En un repertorio de tópicos Venecia personifica el triunfo de la puesta en escena. Todo en ella es fachada y panorámica; fachadas y panorámicas deslumbrantes, con siglos de experiencia. Como en toda escenografía, detrás o en el detalle anidan los desconchones, el salitre, la inmundicia, la fetidez, la ruina. La decrepitud mantiene su encanto si se observa con distancia, desde fuera, ocasional y forasteramente. Porque Venecia es la ciudad del forastero por antonomasia. Antes que Venecia desaparecerán los venecianos.
Como tal escenario ha servido para la boda de uno de los nuevos señores del mundo y una presentadora neumática con su séquito de apariencias y vanidades tal como antes hacía con las ceremonias del dogo de la Serenísima y sus pomposos consejeros: tan versada es en mascaradas. El tiempo no ha cambiado en absoluto esa ocupación, solo ha hecho que su decadencia se convierta en una seña de identidad aristocrática. Venecia se hunde, pero lo hace a un tempo mayestático y el acqua alta ha adquirido la gracia folclórica de los tablones elevados y las botas de pescar. Incluso el proyecto Moisés que cerrará la laguna a las mareas bravas no deja de ser una fastuosa (y carísima) farsa cuando todo el mundo sabe que la ciudad naufraga a causa del trasiego de buques de gran calado, acarreen turistas a San Marcos o porquerías al puerto de Marghera.

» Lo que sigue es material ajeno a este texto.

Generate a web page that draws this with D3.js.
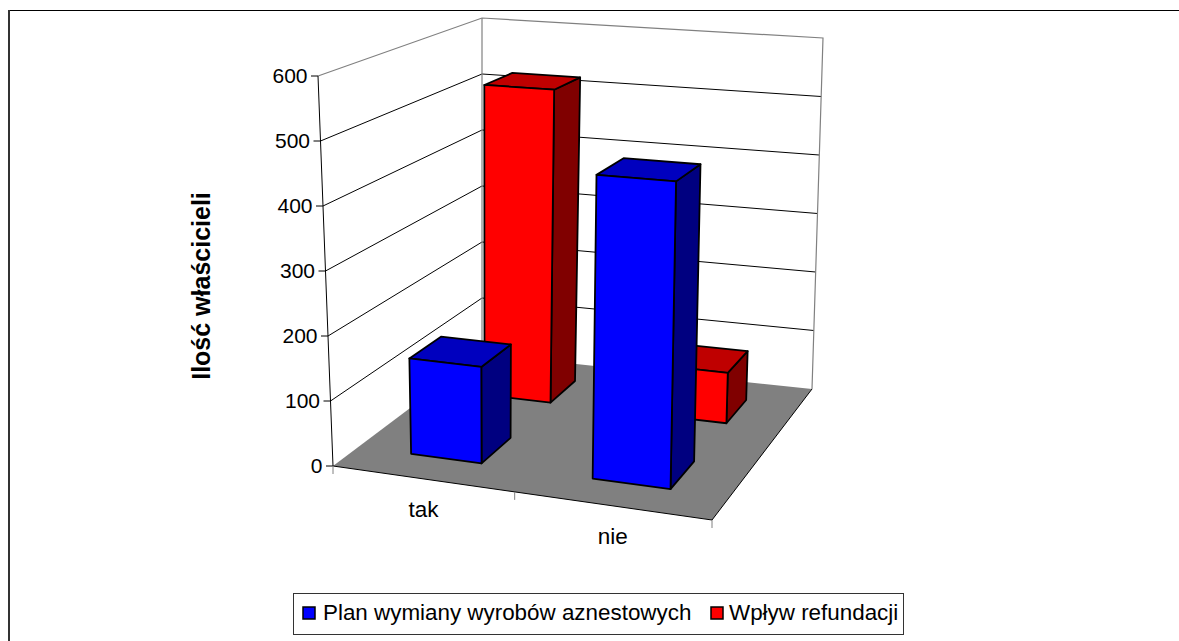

Venecia vive desde siempre instalada en la pirotecnia de la invención, engañándose a sí misma y al visitante porque fue concebida para ello. Su poderío marítimo y comercial se fundamentó en una disposición a las apariencias que apabullaba y seducía al extranjero con despliegues inauditos de protocolo y tramoya. Su existencia se ha desarrollado bajo ese principio: convertir un cañaveral cenagoso en un lugar habitable a base de amontonar cabañas y, después, palacios sobre troncos de árbol para acabar levantando la maravilla urbana que sigue asombrando al orbe.
La metáfora veneciana compendia el turismo de masas: una fastuosa plaza abarrotada rodeada de callejas desiertas, un río humano sobre los cuatro puentes que cruzan el canal grande y un silencio sepulcral en los campos callados donde Visconti acaba de retirar su cámara.
La ciudad se disfraza de esa contradicción sin vacilación o vergüenza. Aunque más allá de salones, balconadas y embarcaciones, su patrimonio más importante y la máscara que la distingue es la luz.
Una luminosidad refinada y lánguida cuya indulgencia madura en la combinación de aguas fatigadas, sol mediterráneo y estucos pulverizados. Lo sabían Ticiano, Vivaldi, Canaletto o Peggy Guggenheim. Lo sabe cualquiera, incluso quienes no han estado allí y, por encima de todo, desean asistir al melodrama de su agonía.